SMIS observed low participation of female headed households and female farmers in SMIS extension and agronomy capacity development initiatives. The woreda and development agents (DAs) did not consider women participation important, although most of agricultural work is carried out by women in SSI and micro-irrigation systems. Following gender model family approach, SMIS mandated participation of FHH and female farmers in all extension and agronomy training program and demonstrations. The results show that participation of FHH and women has increased in IWUA activities, making an impact on the livelihood of FHH farmers.

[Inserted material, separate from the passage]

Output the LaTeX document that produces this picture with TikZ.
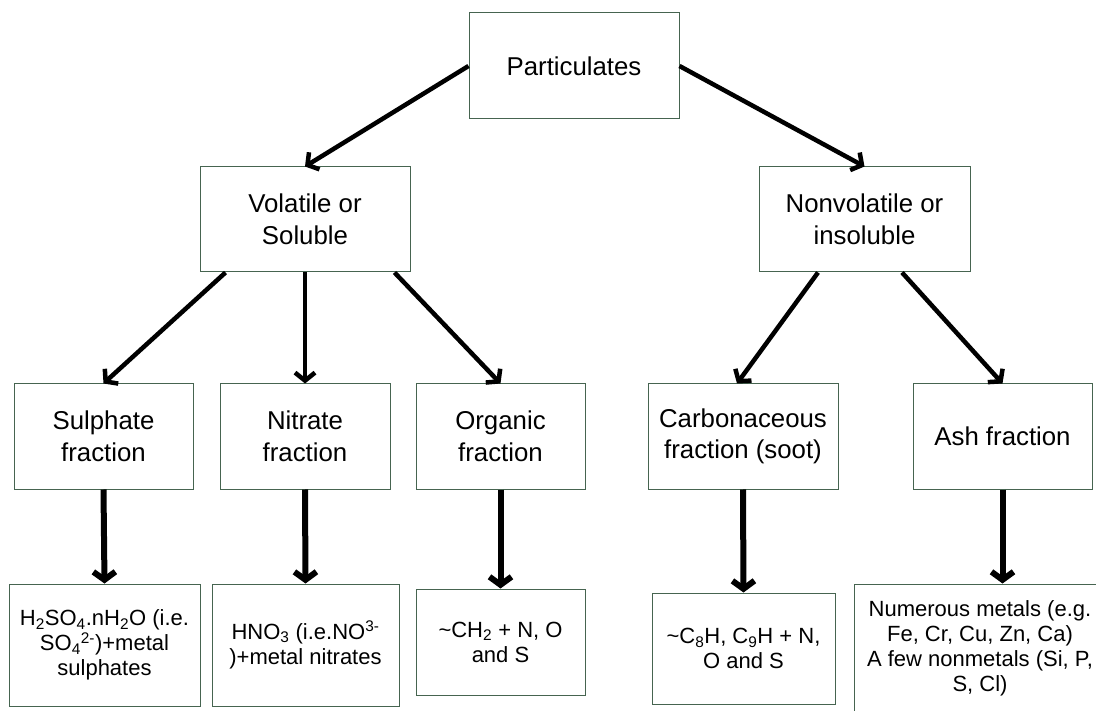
\documentclass[tikz,border=0pt]{standalone}
\usepackage{fontspec}
\setmainfont{Liberation Sans}
\usetikzlibrary{arrows.meta}
\definecolor{boxc}{RGB}{70,100,80}
\tikzset{
  box/.style={draw=boxc, line width=1pt, align=center, inner sep=0pt, fill=white,
    font=\fontsize{25.8}{31.5}\selectfont},
  sbox/.style={box, font=\fontsize{22}{25}\selectfont},
  conn/.style={line width=4.5pt, -{Straight Barb[length=8pt,width=20pt]}},
  tconn/.style={line width=6pt, -{Straight Barb[length=8pt,width=22pt]}},
}
\begin{document}
\begin{tikzpicture}[x=1pt,y=-1pt]
\clip (0,0) rectangle (1096,711);
\fill[white] (0,0) rectangle (1096,711);
% level 0
\node[box, minimum width=210, minimum height=106] (p) at (574,66) {Particulates};
% level 1
\node[box, minimum width=210, minimum height=105] (vol) at (305,219.5) {Volatile or\\Soluble};
\node[box, minimum width=211, minimum height=105] (nv) at (864.5,219.5) {Nonvolatile or\\insoluble};
% level 2
\node[box, minimum width=179, minimum height=105] (sul) at (103.5,436.5) {Sulphate\\fraction};
\node[box, minimum width=170, minimum height=105] (nit) at (305,436.5) {Nitrate\\fraction};
\node[box, minimum width=169, minimum height=105] (org) at (500.5,436.5) {Organic\\fraction};
\node[box, minimum width=190, minimum height=105] (carb) at (743,436.5) {Carbonaceous\\fraction (soot)};
\node[box, minimum width=179, minimum height=105] (ash) at (1002.5,436.5) {Ash fraction};
% level 3
\node[sbox, minimum width=191, minimum height=122] (h2) at (104.5,645)
  {H\textsubscript{2}SO\textsubscript{4}.nH\textsubscript{2}O (i.e.\\SO\textsubscript{4}\textsuperscript{2-})+metal\\sulphates};
\node[sbox, minimum width=187, minimum height=122] (hn) at (305.5,645)
  {HNO\textsubscript{3} (i.e.NO\textsuperscript{3-}\\)+metal nitrates};
\node[sbox, minimum width=169, minimum height=106] (ch) at (500.5,642)
  {\textasciitilde CH\textsubscript{2} + N, O\\and S};
\node[sbox, minimum width=183, minimum height=111] (c8) at (743.5,648.5)
  {\textasciitilde C\textsubscript{8}H, C\textsubscript{9}H + N,\\O and S};
\node[sbox, minimum width=252, minimum height=128] (ashb) at (980,648)
  {Numerous metals (e.g.\\Fe, Cr, Cu, Zn, Ca)\\A few nonmetals (Si, P,\\S, Cl)};
% connectors
\draw[conn] (p.west) -- (vol.north);
\draw[conn] (p.east) -- (nv.north);
\draw[conn] ([xshift=26]vol.south west) -- (sul.north);
\draw[conn] (vol.south) -- (nit.north);
\draw[conn] ([xshift=-16]vol.south east) -- (org.north);
\draw[conn] ([xshift=-46.5]nv.south) -- ([xshift=-6]carb.north);
\draw[conn] ([xshift=37.5]nv.south) -- (ash.north);
\draw[tconn] (sul.south) -- (h2.north);
\draw[tconn] (nit.south) -- (hn.north);
\draw[tconn] (org.south) -- (ch.north);
\draw[tconn] (carb.south) -- (c8.north);
\draw[tconn] (ash.south) -- ([xshift=22.5]ashb.north);
\end{tikzpicture}
\end{document}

Werke Turuneh, 45, is a widowed with seven children (6 sons and 1 daughter) live in Gechi District Humbro kebele in Oromia. She is a member of IWUA of Koba Kala scheme. Her husband, who was a bread winner of the house passed away nine years ago suddenly. “When my husband passed away I was confused and did not know what to do” said Worke “we had a hectare of land and I started to fight for survival with my kids with no irrigation skill”. Worke mentioned that due to lack of knowledge and skill on irrigated agriculture, they were not productive. Recognizing her effort the local communities recommended her to be one of the demonstration farmers. She started the SMIS’s full irrigation agronomy-extension package for cabbage production on her land. “Now” worke said “since I received all agronomy and the extension trainings and technical support from experts, I know all the steps to grow cabbages successfully. We are not only increasing our income but also our nutrition has improved. We are eating what we are growing.” Worke is only one of the widows benefiting from SSI. Besides the benefit to the targeted households the community members now have access to vegetables in their nearby market. This story proves that working with widows and FHH can be a successful ender responsive strategy.